The Hamasah (حماسة; lit. 'Valour') is a genre of Arabic poetry that "recounts chivalrous exploits in the context of military glories and victories".

The first work in this genre is Kitab al-Hamasah of Abu Tammam.

==Hamasah works==
List of popular Hamasah works:
- Hamasah of Abu Tammam.
- Al-Waḥshiyyāt (Book of Stray Verses) or al-Ḥamāsah al-ṣughrā (The Lesser Ḥamāsah) by Abu Tammam.
- Al-Buhturi compiled a Hamasah that is divided into 174 abwab.
- Ḥamāsat al-ẓurafāʾ (Poems of the Refined and Witty) by Al-ʿAbdalkānī al-Zawzanī (d. 431/1039).
- Al-Ḥamāsah al-Shajariyyah of Ibn al-Shajarī (d. 542/1148)
- Al-Ḥamāsah al-Maghribiyyah by Aḥmad b. ʿAbd al-Salām al-Jurāwī (d. 609/1212)
- Al-Ḥamāsah al-Baṣriyyah by Ṣadr al-Dīn ʿAlī b.
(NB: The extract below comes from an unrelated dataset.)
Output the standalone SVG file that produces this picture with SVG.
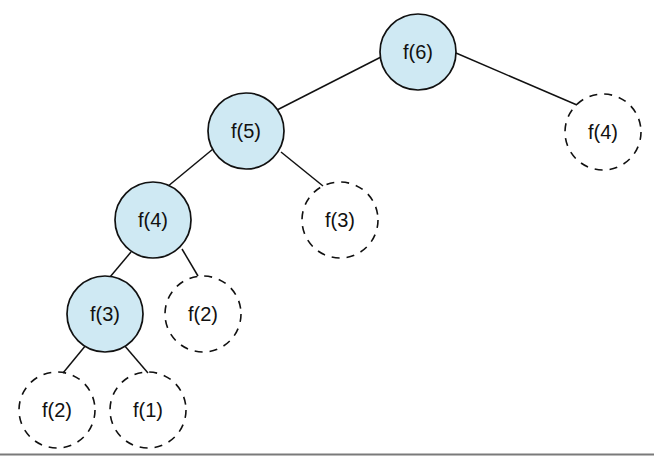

Abī l-Faraj al-Baṣrī (d. probably 659/1249)
- Al-Ḥamāsah al-saʿdiyyah (known also as al-Tadhkirah al-saʿdiyyah) by al-ʿUbaydī (d. eighth/fourteenth century)

Lost works:
- Ḥamāsah of Ibn al-Marzubān (d. 309/921).
- Al-Ḥamāsah al-muḥdathah (The Modern Ḥamāsah) by Ibn Fāris (d. 395/1004).
- Abū Hilāl al-ʿAskarī known to have compiled a Ḥamāsah.
- Al-Shantamarī (d. 476/1083) wrote a Ḥamāsah that is not to be confused with his commentary on the Ḥamāsah of Abū Tammām.
- Al-Shāṭibī (d. 547/1152) compiled a Ḥamāsah.
- Abū al-Ḥajjāj Yūsuf b. Muḥammad b. Ibrāhīm al-Anṣārī al-Bayyāsī (d. 653/1255) compiled a Ḥamāsah.
- Ḥamāsat al-muḥdathīn (The Ḥamāsah of the Modern Poets) by * Abū Bakr Muḥammad b. Hāshim al-Khālidī (d. 380/990) and Abū ʿUthmān Saʿīd b. Hāshim (d. 390/999).